The protesters have been carefully planning their response in a rural camp in nearby Tobetsu.
The programme covers direct action workshops, protest tactic discussions, legal advisory training, puppet making, football tournaments and drumming sessions.
In the guise of a Western protester, The Telegraph infiltrated the camp, which adheres to a strict “no media” policy.
It was a 20-minute walk through green fields backed by mist-shrouded mountains and drizzly skies. But as the string of colourful tents came into view, a car could also be seen in the distance, manned by plain clothes police keeping a watchful eye on proceedings.
The camp was set in the grounds of a former school, where flourescent anti-G8 banners fluttered in the breeze and a large sign read: “Alternative village.”
Inside a reception tent, two Japanese activists slouched on a sofa, handed out a list of rules and politely asked for a daily Y1,500 (£7) donation to help run the camp.
About three quarters of the protesters are Japanese from a variety of backgrounds, including trade unionists, farmers, activists, and the Japanese Communist party.
Many of them are students, but there were plenty of older Japanese citizens as well, including Hiroshi Tsuchira, 71, a retired airport worker.
“Life is difficult for people in Japan and I have never been to march this big before but it is important for people to hear our voice,” he said. “Our future will not be good if it lies in the hands of the G8 leaders.”
Other activists came from San Francisco, London and Nantes.
They included people from charities like Oxfam and more riotous protesters from a French anarcho-syndicalist commune.
“We are protesting against a structure of capitalism that has been created by the G8 summit,” said Nakata-san, a political science student from Tokyo. “We want to create our own ideal system in this campsite community.”
Despite its anarchic credentials, the campsite offers a perfect template of Japan’s renowned organisational skills.

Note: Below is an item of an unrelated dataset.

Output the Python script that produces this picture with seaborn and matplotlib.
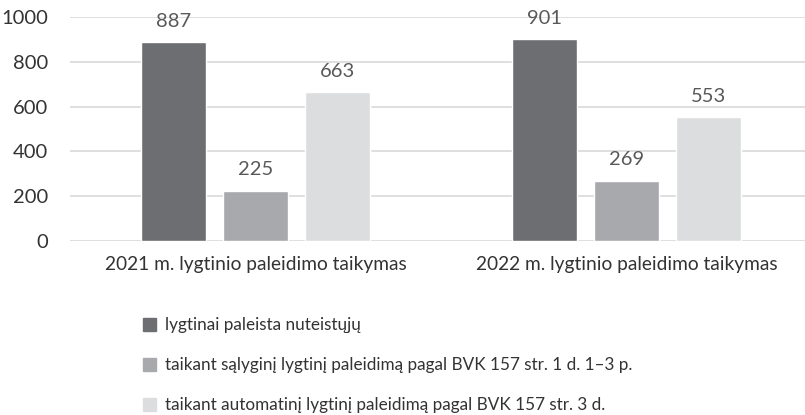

Neat piles of placards, T-shirts and recycling bins line the entrance, while leaflets offer advice on protest etiquette.
Japanese bamboo flute music is as prominent as punk rock on the internal sound system, which also broadcasts sudden and surreal messages: “Will volunteers please help peel vegetables for dinner!” or “Rave party in the gym at 5pm!”
The gym is a vast space filled with piles of anti-G8 banners and brightly coloured protest “puppets” — including eight wooden creations on sticks emblazoned with skulls on one side and the faces of G8 leaders on the other.
And there are many meetings. After a long discussion about colour-coded washing-up bowls and whether sheets should be used with futons, the cultural differences suddenly came to light.
“Is there nothing else to talk about?” muttered Sarah, a straight-talking activist who spent two months travelling overland to Japan from London. “I’m stunned.”
Beneath the veneer of domesticity, serious training sessions are under way for the 1,000 protesters at three camps near Lake Toya.
One teaches how to avoid arrest. “It was hands on, direct and practical,” said James, a 19-year-old Cambridge undergraduate. “It’s useful for people who want to go to these protests and make an impact without getting arrested.”
From intricate diagrams of where to stand in a crowd to stunts like dressing up as clowns, the discussions are painstakingly detailed.
For protesters who need to sleep, there are tents or, for an additional fee, three neatly organised rooms, equipped with futons and blankets.
And for those too hungry to continue training on behalf of the world’s poor, there are delicious vegan meals of curry, risotto, seaweed salad and fresh fruit prepared by a “food collective” that also works around the clock to make fresh hemp bread from cannabis seeds.
Late arrivals were disappointed to learn that they had missed the last of the direct action workshops laid on over previous days. They were masterminded by Lisa Fithian, an American activist – and so fearful are the Japanese authorities over the risk of disruption to the summit that she was reportedly only allowed into the country on condition that she left before the summit had even begun.